Underneath the old administration building which is now the library was the former hospital morgue.  Some students claim that the morgue is still there.  It’s not.  I was on campus the day builders tore down the old administration building.  It was an incredible structure.  Wrecking balls pummeled the roof, and the roof barely gave way.  I had the sense that, untouched, the hospital administration building would have stood on those grounds for centuries.  Maybe the new library will.  It’s pretty well built, too.  Like the old admin building, the new library is a beautiful structure.  I don’t mind tearing one of them down to build the other.  I spend a lot of time over in that library now.  I spent almost no time in the old admin building, mostly because it was always locked and I had no business there.  Supposedly, there were all kinds of crazy rooms in the building.  When the hospital was around, they had their own courtroom where a judge sat to try crimes committed on the grounds.  Apparently, the courtroom went down with the morgue and the rest of the admin building.  The courtroom was in an early version of Madhouse Fog.  It didn’t withstand the wrecking ball of my revisions.

On the day the old administration building came down, I stood next to a woman from personnel.  She started crying.  She told me, “I can’t watch this.”  She kept watching for a few more whacks of the wrecking ball, then said, “I can’t watch this,” again and left.  Part of me empathized; part of me saw the other side of the story.  Sad to see the old admin building go, but this was a university, not a museum.  Life goes on.

There used to be an outdoor stage on campus, too.  A small concert shell.  It was in the north quad.  It stuck around until the summer of 2011, when progress took it down.  I didn’t see it come down.  I don’t know why it did.  I hope for structural reasons.  I hope it was just structurally unsound.  Otherwise, it would’ve been a great place for outdoor performances.  Back around the time when I was writing the first draft of the novel, the student government brought in some manufactured “indie” rock band to play the concert shell.  I don’t remember who they were.  I’m sure I could find out, if I cared enough.

There was also a hallway of murals on campus.  I think that came down with all the recent North Hall renovations.
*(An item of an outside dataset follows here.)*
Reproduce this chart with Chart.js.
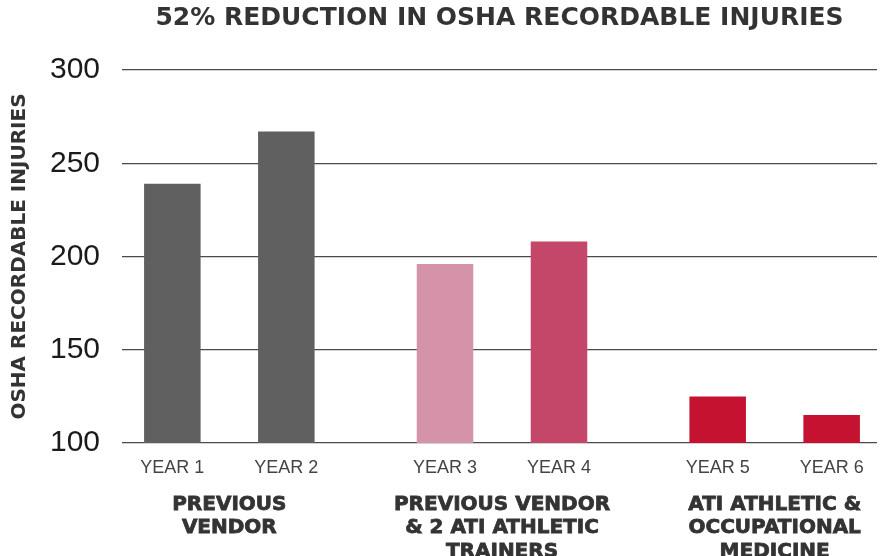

The coolest artifacts were right around the corner from my office on campus.  When I wrote the first draft of Madhouse, my office was in a building called Malibu Hall.  In its previous life, Malibu Hall was the center of worship on hospital grounds.  To the west of my office was the Protestant chapel.  We still hold events in this room.  It still feels a bit like a church.  Behind my office was the Jewish temple.  That was turned into classrooms for the music department.  I think they still use it for that.  To the east of my office was the old Catholic church.  The Performing Arts program uses this room now for classes and plays.  I saw a play about the Donner Party in the old Catholic church a few semesters back.  Recently, Performing Arts put on a presentation of Cabaret in the old church.  I should’ve gone to savor the irony, but I’m just not a fan of musicals.  In the back of the church were the old confessionals.  They were empty when I started writing Madhouse.  A couple of times, I went over and checked them out, my Catholic childhood itching me like a phantom limb.  Now the confessionals are used as closets for Performing Arts junk.

The confessionals and the courthouse ended up on the chopping block of the novel.  The outdoor stage, the hall of murals, and the bowling alley survived, though I bastardized them.  The things from the old psych hospital days that survived the most in my novel were the stories I heard from old employees.  But that’s a whole other column.